Despite the enormous success of Euro 2008, it looks likely that Uefa will expand the tournament from 16 teams to 24 by 2016.
Uefa have a meeting pencilled in for late September this year when the main item on the agenda will be the progress of stadium construction in Poland and Ukraine who are due to joint host Euro 2012.
But after the proposals submitted by the Scottish and Irish Football Associations last year on a 24 team competition were agreed by all 53 Uefa member nations on Saturday, it seems extremely probable that they will be ratified in full at the September get together.
Of course, it’s not difficult as to why so many national federations support the move. 16 teams qualified for Euro 2008 meaning that 37 didn’t. And under a 24 team qualification process, the competition ‘nearly teams’ such as the proposing members, Scotland and Ireland, would have a much better chance of ending up with a slice of the finals cake.
Uefa President Michel Platini says that increasing the number of qualifiers won’t necessarily impact on the quality of the tournament. Speaking in Vienna he said;
“Remember, I won the Euros in 1984 (just you then Michel, not the other 10 French guys) when there were only eight teams.
“It is not certain it was better with eight teams than 16 or that 16 is better than 24 or 32 or 54.
I am not worried about the quality by increasing the number of teams. Countries like England, Denmark, Scotland, Ireland, Belgium, Serbia, Ukraine and Bulgaria all have the ability to participate in a European Championship.”
He’s right of course, but only to a point.
Euro 2008 was a wonderful tournament with only a couple of nondescript games. All of the matches were, at some level, competitive.
The old adage ‘if it ain’t broke, don’t fix it’ comes springing to mind.
Euro 2016 with 24 teams might be great. But, then again, it might not. Whittling down 24 sides to the 8 required for the quarter finals is a lot more complicated than promoting the top two sides in four groups of four.
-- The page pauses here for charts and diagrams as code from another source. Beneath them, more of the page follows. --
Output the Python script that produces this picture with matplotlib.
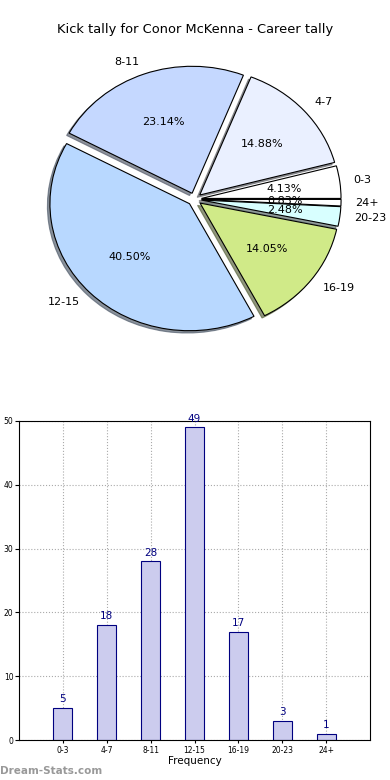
import matplotlib
matplotlib.use("Agg")
import matplotlib.pyplot as plt

categories = ["0-3", "4-7", "8-11", "12-15", "16-19", "20-23", "24+"]
counts = [5, 18, 28, 49, 17, 3, 1]
pie_colors = ["#ffffff", "#eaf0ff", "#c5d8ff", "#b8d8ff", "#d0ea88", "#d8ffff", "#ffffff"]
title = "Kick tally for Conor McKenna - Career tally"

fig = plt.figure(figsize=(3.9, 7.8), dpi=100)
fig.patch.set_facecolor("white")

# Pie chart
ax1 = fig.add_axes([20/390, 1 - 358/780, 349/390, 317.5/780])
wedges, texts, autotexts = ax1.pie(
    counts, labels=categories, colors=pie_colors, explode=[0.05]*len(counts),
    autopct="%1.2f%%",
    shadow={"ox": -0.013, "oy": -0.013, "shade": 0.6, "alpha": 0.65},
    startangle=0, pctdistance=0.6,
    labeldistance=1.1, wedgeprops=dict(edgecolor="black", linewidth=0.8),
    textprops=dict(fontsize=8))
ax1.set_aspect("auto")
ax1.set_xlim(-1.25, 1.25)
ax1.set_ylim(-1.25, 1.25)
fig.text(0.5, 1 - 30/780, title, ha="center", va="center", fontsize=9.4)

# Bar chart
ax2 = fig.add_axes([19/390, 40/780, 351/390, 319/780])
x = list(range(len(categories)))
bars = ax2.bar(x, counts, width=0.43, color="#ccccee", edgecolor="#000080", linewidth=0.8, zorder=2)
for xi, v in zip(x, counts):
    ax2.text(xi, v + 0.6, str(v), ha="center", va="bottom", color="#000080", fontsize=7.5)
ax2.set_xlim(-1, 7)
ax2.set_ylim(0, 50)
ax2.set_xticks(x)
ax2.set_xticklabels(categories, fontsize=5.5)
ax2.set_yticks([0, 10, 20, 30, 40, 50])
ax2.tick_params(axis="y", labelsize=5.5, length=3, direction="out", pad=1)
ax2.tick_params(axis="x", length=2, direction="out", pad=2)
ax2.grid(True, linestyle=":", color="#aaaaaa", linewidth=0.8, zorder=0)
ax2.set_axisbelow(True)
ax2.set_xlabel("Frequency", fontsize=7.5, labelpad=1)
for s in ax2.spines.values():
    s.set_color("black")
    s.set_linewidth(0.8)

fig.text(0.0, 1 - 771/780, "Dream-Stats.com", ha="left", va="center", fontsize=7.5,
         color="#999999", fontweight="bold")

fig.savefig("out.png", dpi=100, facecolor="white")
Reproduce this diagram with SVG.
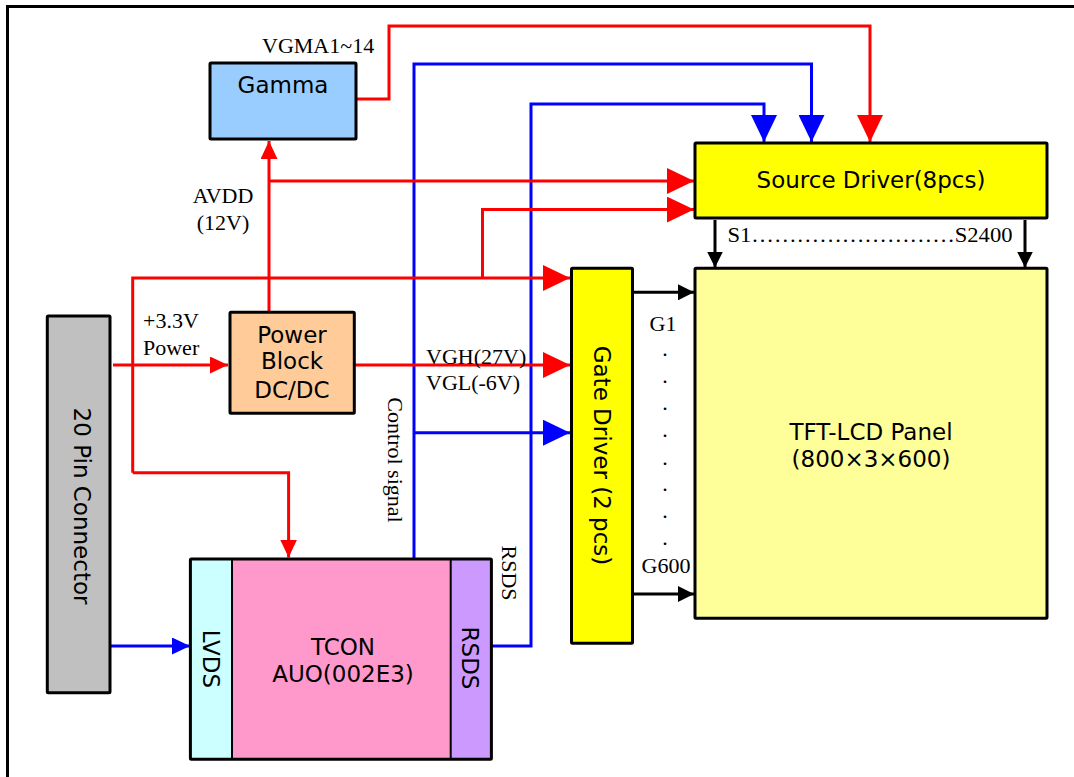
<svg xmlns="http://www.w3.org/2000/svg" width="1074" height="777" viewBox="0 0 1074 777">
<style>
.box{stroke:#000;stroke-width:3}
.sans{font-family:"DejaVu Sans",Verdana,sans-serif;font-size:23px;fill:#000}
.serif{font-family:"Liberation Serif","Times New Roman",serif;font-size:22px;fill:#000}
.mid{text-anchor:middle}
.r{fill:none;stroke:#FF0000;stroke-width:3}
.b{fill:none;stroke:#0000FF;stroke-width:3}
.k{fill:none;stroke:#000;stroke-width:3}
</style>
<defs>
<marker id="bigR" markerUnits="userSpaceOnUse" markerWidth="27" markerHeight="26" refX="27" refY="13" orient="auto"><path d="M0,0 L27,13 L0,26 Z" fill="#FF0000"/></marker>
<marker id="bigB" markerUnits="userSpaceOnUse" markerWidth="27" markerHeight="26" refX="27" refY="13" orient="auto"><path d="M0,0 L27,13 L0,26 Z" fill="#0000FF"/></marker>
<marker id="smR" markerUnits="userSpaceOnUse" markerWidth="18" markerHeight="17" refX="18" refY="8.5" orient="auto"><path d="M0,0 L18,8.5 L0,17 Z" fill="#FF0000"/></marker>
<marker id="smB" markerUnits="userSpaceOnUse" markerWidth="18" markerHeight="17" refX="18" refY="8.5" orient="auto"><path d="M0,0 L18,8.5 L0,17 Z" fill="#0000FF"/></marker>
<marker id="smK" markerUnits="userSpaceOnUse" markerWidth="16" markerHeight="16" refX="16" refY="8" orient="auto"><path d="M0,0 L16,8 L0,16 Z" fill="#000"/></marker>
</defs>
<rect width="1074" height="777" fill="#fff"/>
<path d="M7.5,790 V6.5 H1090" fill="none" stroke="#000" stroke-width="3"/>

<g id="connectors">
<path class="r" d="M356,99 H389 V26 H870 V142" marker-end="url(#bigR)"/>
<path class="b" d="M414,559 V64 H811.5 V142" marker-end="url(#bigB)"/>
<path class="b" d="M414,432.7 H570" marker-end="url(#bigB)"/>
<path class="b" d="M491,646 H531 V104 H764 V142" marker-end="url(#bigB)"/>
<path class="r" d="M269,312 V141" marker-end="url(#smR)"/>
<path class="r" d="M269,181 H694" marker-end="url(#bigR)"/>
<path class="r" d="M354,365 H570" marker-end="url(#bigR)"/>
<path class="r" d="M113,365 H228" marker-end="url(#smR)"/>
<path class="r" d="M132.7,472.7 V278 H570" marker-end="url(#bigR)"/>
<path class="r" d="M482.5,278 V209.6 H694" marker-end="url(#bigR)"/>
<path class="r" d="M132.7,472.7 H288.6 V557.5" marker-end="url(#smR)"/>
<path class="b" d="M110,646 H190" marker-end="url(#smB)"/>
<path class="k" d="M715,220 V267.5" marker-end="url(#smK)"/>
<path class="k" d="M1025,220 V267.5" marker-end="url(#smK)"/>
<path class="k" d="M633,292.3 H694" marker-end="url(#smK)"/>
<path class="k" d="M633,594 H694" marker-end="url(#smK)"/>
</g>

<g id="gamma">
<rect class="box" x="210" y="63" width="146" height="76" fill="#99CCFF" rx="1"/>
<text class="sans mid" x="283" y="93">Gamma</text>
</g>
<g id="source-driver">
<rect class="box" x="695" y="143" width="352" height="75" fill="#FFFF00" rx="1"/>
<text class="sans mid" x="871" y="188">Source Driver(8pcs)</text>
</g>
<g id="panel">
<rect class="box" x="695" y="268.3" width="352" height="350" fill="#FFFF99" rx="1"/>
<text class="sans mid" x="871" y="440">TFT-LCD Panel</text>
<text class="sans mid" x="871" y="467">(800×3×600)</text>
</g>
<g id="gate-driver">
<rect class="box" x="571.5" y="268.3" width="61" height="375" fill="#FFFF00" rx="1"/>
<text class="sans mid" transform="translate(594,455.5) rotate(90)">Gate Driver (2 pcs)</text>
</g>
<g id="power-block">
<rect class="box" x="230" y="312.3" width="124.3" height="101" fill="#FFCC99" rx="1"/>
<text class="sans mid" x="292" y="343">Power</text>
<text class="sans mid" x="292" y="369">Block</text>
<text class="sans mid" x="292" y="398">DC/DC</text>
</g>
<g id="connector20">
<rect class="box" x="47.3" y="316" width="62.7" height="376.7" fill="#C0C0C0" rx="1"/>
<text class="sans mid" transform="translate(73.5,506) rotate(90)">20 Pin Connector</text>
</g>
<g id="tcon">
<rect x="190.4" y="559" width="301" height="200.3" fill="#FF99CC" rx="1"/>
<rect x="190.4" y="559" width="41.6" height="200.3" fill="#CCFFFF"/>
<rect x="450.7" y="559" width="40.7" height="200.3" fill="#CC99FF"/>
<path d="M232,559 V759.3 M450.7,559 V759.3" stroke="#000" stroke-width="2"/>
<rect x="190.4" y="559" width="301" height="200.3" fill="none" stroke="#000" stroke-width="3" rx="1"/>
<text class="sans mid" x="343" y="655">TCON</text>
<text class="sans mid" x="343" y="682">AUO(002E3)</text>
<text class="sans mid" transform="translate(203,659) rotate(90)">LVDS</text>
<text class="sans mid" transform="translate(461.5,658) rotate(90)">RSDS</text>
</g>

<g id="labels">
<text class="serif" x="262" y="53">VGMA1~14</text>
<text class="serif mid" x="223" y="203">AVDD</text>
<text class="serif mid" x="223" y="230">(12V)</text>
<text class="serif" x="143" y="328">+3.3V</text>
<text class="serif" x="143" y="355">Power</text>
<text class="serif" x="426" y="364">VGH(27V)</text>
<text class="serif" x="426" y="390">VGL(-6V)</text>
<text class="serif" x="727.5" y="242" textLength="285" lengthAdjust="spacingAndGlyphs">S1………………………S2400</text>
<text class="serif mid" x="663" y="331">G1</text>
<text class="serif mid" x="666" y="573">G600</text>
<text class="serif mid" x="665"><tspan x="665" y="356">.</tspan><tspan x="665" y="383">.</tspan><tspan x="665" y="410">.</tspan><tspan x="665" y="437">.</tspan><tspan x="665" y="465">.</tspan><tspan x="665" y="491">.</tspan><tspan x="665" y="518">.</tspan><tspan x="665" y="545">.</tspan></text>
<text class="serif mid" transform="translate(388,460) rotate(90)">Control signal</text>
<text class="serif mid" transform="translate(502,573) rotate(90)">RSDS</text>
</g>
</svg>
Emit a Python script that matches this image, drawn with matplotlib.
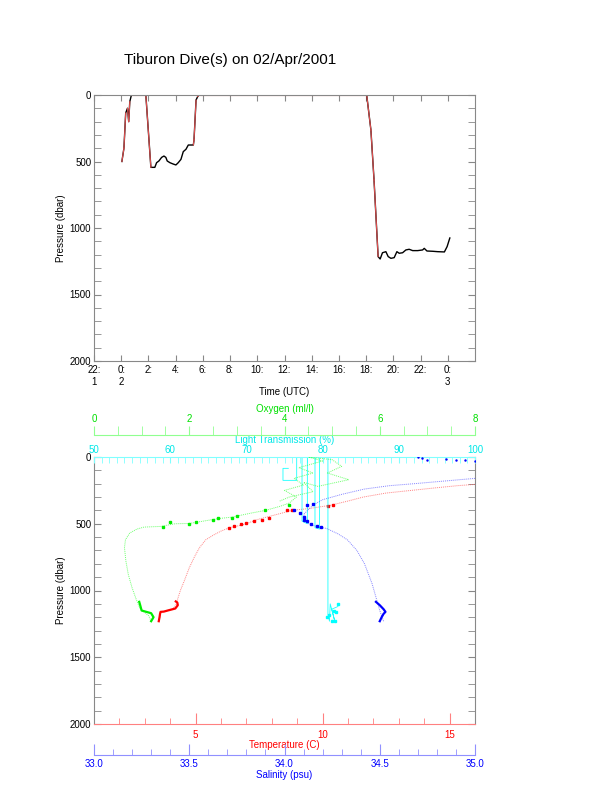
import matplotlib
matplotlib.use("Agg")
import matplotlib.pyplot as plt
import numpy as np
from matplotlib.ticker import MultipleLocator, FormatStrFormatter

plt.rcParams['font.family'] = ['Liberation Sans', 'DejaVu Sans']

# ---- top panel: dive profile (hours after 00:00 on 02/Apr, dbar)
dive_t = [0.05, 0.2, 0.33, 0.46, 0.55, 0.63, 0.75, 1.81, 2.18, 2.47, 2.6, 2.77, 2.97,
          3.14, 3.28, 3.38, 3.58, 3.82, 4.02, 4.19, 4.39, 4.56, 4.76, 4.93, 5.30, 5.35,
          5.5, 5.62, 5.72, 18.04, 18.35, 18.58, 18.88, 19.03, 19.2, 19.45, 19.62, 19.82,
          20.06, 20.26, 20.43, 20.68, 20.92, 21.16, 21.42, 21.79, 22.15, 22.27, 22.47,
          22.89, 23.26, 23.75, 23.95, 24.15]
dive_p = [500, 400, 135, 100, 200, 50, 0, 0, 544, 544, 509, 496, 469,
          459, 469, 496, 509, 519, 526, 509, 484, 426, 408, 376, 376, 338,
          38, 12, 0, 0, 263, 639, 1215, 1233, 1186, 1178, 1215, 1228,
          1223, 1178, 1190, 1186, 1165, 1160, 1170, 1170, 1165, 1153, 1173,
          1175, 1178, 1180, 1140, 1075]

time_ticks = [-2, 0, 2, 4, 6, 8, 10, 12, 14, 16, 18, 20, 22, 24]
time_labels = ["22:\n1", "0:\n2", "2:", "4:", "6:", "8:", "10:", "12:", "14:",
               "16:", "18:", "20:", "22:", "0:\n3"]

# ---- bottom panel: CTD profiles vs pressure
temp_c = [3.55, 3.6, 3.62, 3.8, 4.1, 4.25, 4.3, 4.4, 4.55, 4.75, 4.95, 5.15, 5.4, 5.7,
          6.0, 6.35, 6.7, 7.0, 7.4, 7.9, 8.4, 8.8, 9.5, 10.3, 11.0, 11.6, 12.5, 13.5,
          14.5, 15.3, 16.0]
temp_p = [1230, 1195, 1160, 1155, 1140, 1100, 1060, 1000, 930, 830, 750, 680, 620, 585,
          555, 528, 515, 500, 470, 445, 420, 400, 385, 362, 330, 300, 270, 250,
          230, 215, 205]
temp_deep_c = [3.55, 3.58, 3.6, 3.62, 3.75, 3.9, 4.2, 4.3, 4.28, 4.22]
temp_deep_p = [1230, 1200, 1175, 1160, 1158, 1150, 1135, 1110, 1090, 1082]
temp_mid_c = [6.3, 6.5, 6.8, 7.0, 7.3, 7.6, 7.9, 8.6, 8.8, 10.2, 10.4]
temp_mid_p = [530, 518, 505, 495, 480, 470, 455, 400, 398, 365, 360]

sal = [34.52, 34.5, 34.48, 34.46, 34.42, 34.38, 34.33, 34.28, 34.22, 34.18, 34.13, 34.1,
       34.15, 34.2, 34.3, 34.42, 34.55, 34.68, 34.8, 34.92, 35.0]
sal_p = [1230, 1150, 1050, 950, 800, 700, 620, 575, 535, 525, 505, 430,
         360, 320, 280, 240, 215, 200, 185, 170, 160]
sal_deep = [34.5, 34.51, 34.52, 34.53, 34.52, 34.5, 34.48]
sal_deep_p = [1230, 1200, 1175, 1160, 1140, 1110, 1085]
sal_mid = [34.05, 34.08, 34.1, 34.12, 34.14, 34.17, 34.19, 34.12, 34.1, 34.15]
sal_mid_p = [395, 420, 450, 480, 505, 515, 528, 360, 470, 350]
sal_surf = [34.7, 34.72, 34.75, 34.85, 34.9, 34.95, 35.0]
sal_surf_p = [0, 10, 22, 15, 25, 20, 30]

oxy = [1.2, 1.15, 1.05, 0.96, 0.88, 0.8, 0.72, 0.67, 0.64, 0.66, 0.75, 0.9, 1.05, 1.4,
       1.7, 2.0, 2.3, 2.6, 2.9, 3.3, 3.6, 3.9, 4.1, 4.25, 4.0, 4.4, 4.2, 4.6, 4.3, 4.8,
       4.5, 5.0, 5.2, 4.9, 5.35, 4.7, 4.4, 4.6, 4.1, 3.9]
oxy_p = [1230, 1190, 1160, 1130, 1060, 980, 880, 780, 680, 620, 570, 540, 525, 520,
         500, 498, 480, 462, 450, 420, 400, 370, 345, 300, 250, 210, 160, 120, 80, 30,
         0, 20, 70, 120, 170, 220, 190, 260, 300, 330]
oxy_deep = [0.95, 0.97, 1.0, 1.1, 1.2, 1.25, 1.2]
oxy_deep_p = [1085, 1110, 1150, 1160, 1170, 1200, 1230]
oxy_mid = [1.45, 1.6, 2.0, 2.15, 2.5, 2.6, 2.9, 3.0, 3.6, 4.1]
oxy_mid_p = [525, 485, 500, 490, 470, 460, 455, 445, 400, 362]

light = [75.5, 74.8, 74.8, 76.6, 76.6, 77.3, 77.3, 78.0, 78.0, 79.0, 79.0, 79.6, 79.6,
         80.7, 80.7, 80.9, 81.0, 81.6, 81.2, 82.0]
light_p = [85, 85, 175, 175, 0, 0, 480, 500, 0, 0, 530, 540, 0,
           0, 1180, 1230, 1100, 1230, 1140, 1120]
light_deep = [80.6, 80.9, 81.2, 81.5, 81.6, 82.0, 81.8]
light_deep_p = [1200, 1180, 1230, 1150, 1230, 1100, 1160]

GRAY = '#888888'
FS = 7
DOT = (0, (1, 1))

fig = plt.figure(figsize=(6.12, 7.85), dpi=100)
fig.text(230 / 612, 1 - 60 / 785, "Tiburon Dive(s) on 02/Apr/2001", fontsize=11,
         ha='center', va='center')

# ---------------- top panel
ax1 = fig.add_axes([94 / 612, 1 - 361 / 785, 381 / 612, 266 / 785])
t = np.array(dive_t)
p = np.array(dive_p)
ax1.plot(t, p, color='black', lw=1.0)
rate = np.abs(np.diff(p)) / np.diff(t)
for i in range(len(t) - 1):
    if rate[i] > 500 or (p[i] < 30 and p[i + 1] < 30):
        ax1.plot(t[i:i + 2], p[i:i + 2], color='#e05050', lw=0.8)
ax1.set_xlim(-2, 26)
ax1.set_ylim(2000, 0)
ax1.set_xticks(time_ticks)
ax1.set_xticklabels(time_labels, fontsize=FS)
ax1.yaxis.set_major_locator(MultipleLocator(500))
ax1.yaxis.set_minor_locator(MultipleLocator(100))
ax1.tick_params(axis='y', which='both', direction='in', left=True, right=True,
                length=5, color=GRAY, labelsize=FS, pad=2)
ax1.tick_params(axis='x', which='both', direction='in', top=True, bottom=True,
                length=4, color=GRAY, labelsize=FS, pad=3)
ax1.set_xlabel("Time (UTC)", fontsize=FS, labelpad=0)
ax1.set_ylabel("Pressure (dbar)", fontsize=FS, labelpad=3)
for s in ax1.spines.values():
    s.set_color(GRAY)
    s.set_linewidth(0.8)

# ---------------- bottom panel
ax2 = fig.add_axes([94 / 612, 1 - 724 / 785, 381 / 612, 267 / 785])
axL = ax2.twiny()
axO = ax2.twiny()
axS = ax2.twiny()

ax2.set_ylim(2000, 0)
ax2.yaxis.set_major_locator(MultipleLocator(500))
ax2.yaxis.set_minor_locator(MultipleLocator(100))
ax2.tick_params(axis='y', which='both', direction='in', left=True, right=True,
                length=5, color=GRAY, labelsize=FS, pad=2)
ax2.set_ylabel("Pressure (dbar)", fontsize=FS, labelpad=3)

# temperature on the main axis (bottom)
ax2.set_xlim(1, 16)
ax2.xaxis.set_major_locator(MultipleLocator(5))
ax2.xaxis.set_minor_locator(MultipleLocator(1))
ax2.tick_params(axis='x', which='major', direction='in', length=8, color='#ff8080',
                labelcolor='red', labelsize=FS, pad=4)
ax2.tick_params(axis='x', which='minor', direction='in', length=4, color='#ff8080')
ax2.set_xlabel("Temperature (C)", fontsize=FS, color='red', labelpad=0)
ax2.spines['bottom'].set_color('#ff8080')
ax2.spines['top'].set_visible(False)
for k in ('left', 'right'):
    ax2.spines[k].set_color(GRAY)
    ax2.spines[k].set_linewidth(0.8)

# light transmission on the top spine
axL.set_xlim(50, 100)
axL.xaxis.set_major_locator(MultipleLocator(10))
axL.xaxis.set_minor_locator(MultipleLocator(1))
axL.tick_params(axis='x', which='both', direction='in', length=4, color='#80ffff',
                labelcolor='#00e8e8', labelsize=FS, pad=1.5)
axL.set_xlabel("Light Transmission (%)", fontsize=FS, color='#00e8e8', labelpad=1.5)
for k in ('left', 'right', 'bottom'):
    axL.spines[k].set_visible(False)
axL.spines['top'].set_color('#80ffff')

# oxygen on an offset top axis
axO.set_xlim(0, 8)
axO.spines['top'].set_position(('outward', 16))
axO.xaxis.set_major_locator(MultipleLocator(2))
axO.xaxis.set_minor_locator(MultipleLocator(0.5))
axO.tick_params(axis='x', which='both', direction='out', length=6.5, color='#90ff90',
                labelcolor='#00e000', labelsize=FS, pad=1.5)
axO.set_xlabel("Oxygen (ml/l)", fontsize=FS, color='#00e000', labelpad=1.5)
for k in ('left', 'right', 'bottom'):
    axO.spines[k].set_visible(False)
axO.spines['top'].set_color('#90ff90')

# salinity on an offset bottom axis
axS.set_xlim(33, 35)
axS.xaxis.set_ticks_position('bottom')
axS.xaxis.set_label_position('bottom')
axS.spines['bottom'].set_position(('outward', 22))
axS.spines['bottom'].set_visible(True)
axS.spines['bottom'].set_color('#9090ff')
for k in ('left', 'right', 'top'):
    axS.spines[k].set_visible(False)
axS.xaxis.set_major_locator(MultipleLocator(0.5))
axS.xaxis.set_minor_locator(MultipleLocator(0.1))
axS.xaxis.set_major_formatter(FormatStrFormatter('%.1f'))
axS.tick_params(axis='x', which='major', direction='in', length=8, color='#9090ff',
                labelcolor='blue', labelsize=FS, pad=3)
axS.tick_params(axis='x', which='minor', direction='in', length=4, color='#9090ff')
axS.set_xlabel("Salinity (psu)", fontsize=FS, color='blue', labelpad=1)

# profiles
ax2.plot(temp_c, temp_p, color='#ff5050', lw=0.7, ls=DOT, alpha=0.7)
ax2.plot(temp_deep_c, temp_deep_p, color='red', lw=1.6)
ax2.plot(temp_mid_c, temp_mid_p, color='red', lw=0, marker='s', ms=1.8)

axO.plot(oxy, oxy_p, color='#30ff30', lw=0.7, ls=DOT, alpha=0.7)
axO.plot(oxy_deep, oxy_deep_p, color='#00ee00', lw=1.6)
axO.plot(oxy_mid, oxy_mid_p, color='#00ee00', lw=0, marker='s', ms=1.8)

axL.plot(light, light_p, color='cyan', lw=0.6, alpha=0.9)
axL.plot(light_deep, light_deep_p, color='cyan', lw=0, marker='s', ms=1.8)

axS.plot(sal, sal_p, color='#5050ff', lw=0.7, ls=DOT, alpha=0.7)
axS.plot(sal_deep, sal_deep_p, color='blue', lw=1.6)
axS.plot(sal_mid, sal_mid_p, color='blue', lw=0, marker='s', ms=1.8)
axS.plot(sal_surf, sal_surf_p, color='blue', lw=0, marker='.', ms=1.5)

fig.savefig("out.png", dpi=100)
There’s a far bigger chance of having to sit through tactical matches and as well as teams adopting a no-lose mentality (unlike the majority of sides we’ve enjoyed watching over the past few weeks).
Uefa officials and national members would do well to give themselves a period of reflection and take a look in detail at exactly what occurred in Austria and Sweden before giving a bunch of also-rans false hope.